Source material
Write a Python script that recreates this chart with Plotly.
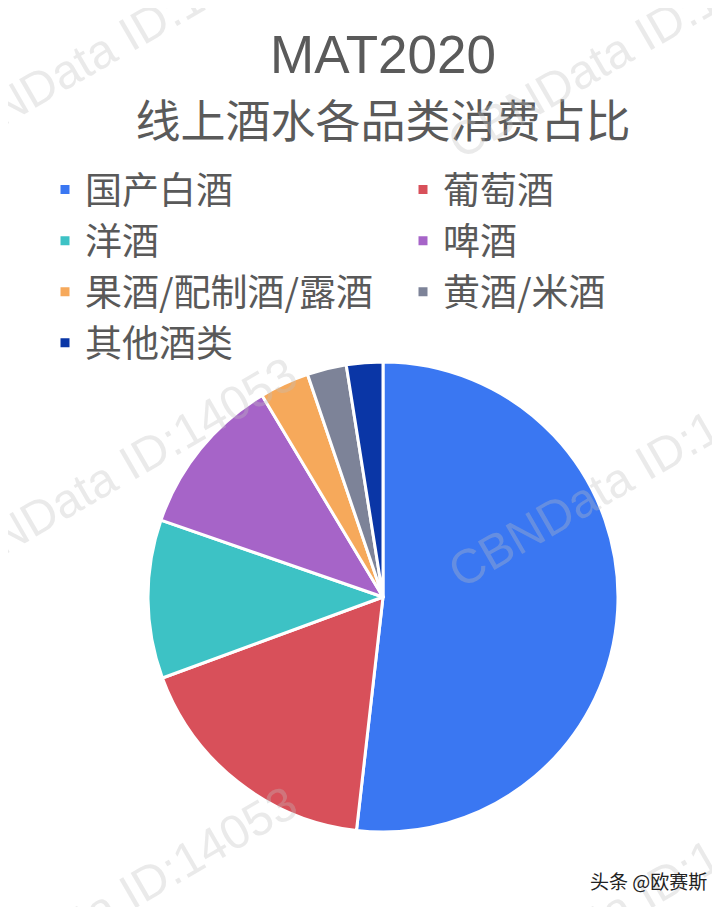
import plotly.graph_objects as go

# ---- data ----
categories = ["国产白酒", "葡萄酒", "洋酒", "啤酒", "果酒/配制酒/露酒", "黄酒/米酒", "其他酒类"]
shares = [51.8, 17.6, 10.9, 11.1, 3.4, 2.7, 2.5]
colors = ["#3A77F2", "#D8505A", "#3DC2C5", "#A664C8", "#F6A95B", "#7D8398", "#0A36A6"]

title_line1 = "MAT2020"
title_line2 = "线上酒水各品类消费占比"
source_text = "头条 @欧赛斯"
watermark = "CBNData ID:14053"

# the page body has an 8px margin, so the figure is sized to fit the window
W, H = 712, 899

cx, cy, r = 375, 589, 235   # pie centre / radius in figure pixels

fig = go.Figure()
fig.add_trace(go.Pie(
    labels=categories,
    values=shares,
    sort=False,
    direction="clockwise",
    rotation=0,
    textinfo="none",
    hoverinfo="label+percent",
    marker=dict(colors=colors, line=dict(color="white", width=3)),
    domain=dict(x=[(cx - r) / W, (cx + r) / W],
                y=[(H - cy - r) / H, (H - cy + r) / H]),
))

# faint tiled watermark
wm_pos = [(106, 36), (622, 36), (106, 464), (622, 464), (106, 893), (622, 893)]
for (px, py) in wm_pos:
    fig.add_annotation(
        x=px / W, y=1 - py / H, xref="paper", yref="paper",
        text=watermark, showarrow=False, textangle=-30,
        font=dict(family="Liberation Sans", size=48, color="rgba(190,190,190,0.33)"),
        xanchor="center", yanchor="middle",
    )

fig.add_annotation(
    x=640 / W, y=1 - 872 / H, xref="paper", yref="paper",
    text=source_text, showarrow=False,
    font=dict(family="Noto Sans CJK SC", size=19, color="#222222"),
    xanchor="center", yanchor="middle",
)

fig.update_layout(
    width=W, height=H,
    margin=dict(l=0, r=0, t=0, b=0, autoexpand=False),
    paper_bgcolor="white", plot_bgcolor="white",
    title=dict(
        text=(f"<span style='font-size:53px'>{title_line1}</span><br>"
              f"<span style='font-size:45px'>{title_line2}</span>"),
        x=375 / W, xanchor="center",
        y=1 - 65 / H, yanchor="top", yref="container",
        font=dict(family="Liberation Sans, Noto Sans CJK SC", size=50, color="#5A5A5A"),
    ),
    showlegend=True,
    legend=dict(
        orientation="h",
        x=37 / W, xanchor="left",
        y=1 - 151 / H, yanchor="top",
        entrywidth=313, entrywidthmode="pixels",
        font=dict(family="Noto Sans CJK SC", size=37, color="#595959"),
        bgcolor="rgba(0,0,0,0)",
        traceorder="normal",
    ),
)

fig.write_html("out.html")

Goal
Your task is to repeat the data above exactly while excluding the pictures.

Task solution
Write a Python script that recreates this chart with Plotly.
import plotly.graph_objects as go

# ---- data ----
categories = ["国产白酒", "葡萄酒", "洋酒", "啤酒", "果酒/配制酒/露酒", "黄酒/米酒", "其他酒类"]
shares = [51.8, 17.6, 10.9, 11.1, 3.4, 2.7, 2.5]
colors = ["#3A77F2", "#D8505A", "#3DC2C5", "#A664C8", "#F6A95B", "#7D8398", "#0A36A6"]

title_line1 = "MAT2020"
title_line2 = "线上酒水各品类消费占比"
source_text = "头条 @欧赛斯"
watermark = "CBNData ID:14053"

# the page body has an 8px margin, so the figure is sized to fit the window
W, H = 712, 899

cx, cy, r = 375, 589, 235   # pie centre / radius in figure pixels

fig = go.Figure()
fig.add_trace(go.Pie(
    labels=categories,
    values=shares,
    sort=False,
    direction="clockwise",
    rotation=0,
    textinfo="none",
    hoverinfo="label+percent",
    marker=dict(colors=colors, line=dict(color="white", width=3)),
    domain=dict(x=[(cx - r) / W, (cx + r) / W],
                y=[(H - cy - r) / H, (H - cy + r) / H]),
))

# faint tiled watermark
wm_pos = [(106, 36), (622, 36), (106, 464), (622, 464), (106, 893), (622, 893)]
for (px, py) in wm_pos:
    fig.add_annotation(
        x=px / W, y=1 - py / H, xref="paper", yref="paper",
        text=watermark, showarrow=False, textangle=-30,
        font=dict(family="Liberation Sans", size=48, color="rgba(190,190,190,0.33)"),
        xanchor="center", yanchor="middle",
    )

fig.add_annotation(
    x=640 / W, y=1 - 872 / H, xref="paper", yref="paper",
    text=source_text, showarrow=False,
    font=dict(family="Noto Sans CJK SC", size=19, color="#222222"),
    xanchor="center", yanchor="middle",
)

fig.update_layout(
    width=W, height=H,
    margin=dict(l=0, r=0, t=0, b=0, autoexpand=False),
    paper_bgcolor="white", plot_bgcolor="white",
    title=dict(
        text=(f"<span style='font-size:53px'>{title_line1}</span><br>"
              f"<span style='font-size:45px'>{title_line2}</span>"),
        x=375 / W, xanchor="center",
        y=1 - 65 / H, yanchor="top", yref="container",
        font=dict(family="Liberation Sans, Noto Sans CJK SC", size=50, color="#5A5A5A"),
    ),
    showlegend=True,
    legend=dict(
        orientation="h",
        x=37 / W, xanchor="left",
        y=1 - 151 / H, yanchor="top",
        entrywidth=313, entrywidthmode="pixels",
        font=dict(family="Noto Sans CJK SC", size=37, color="#595959"),
        bgcolor="rgba(0,0,0,0)",
        traceorder="normal",
    ),
)

fig.write_html("out.html")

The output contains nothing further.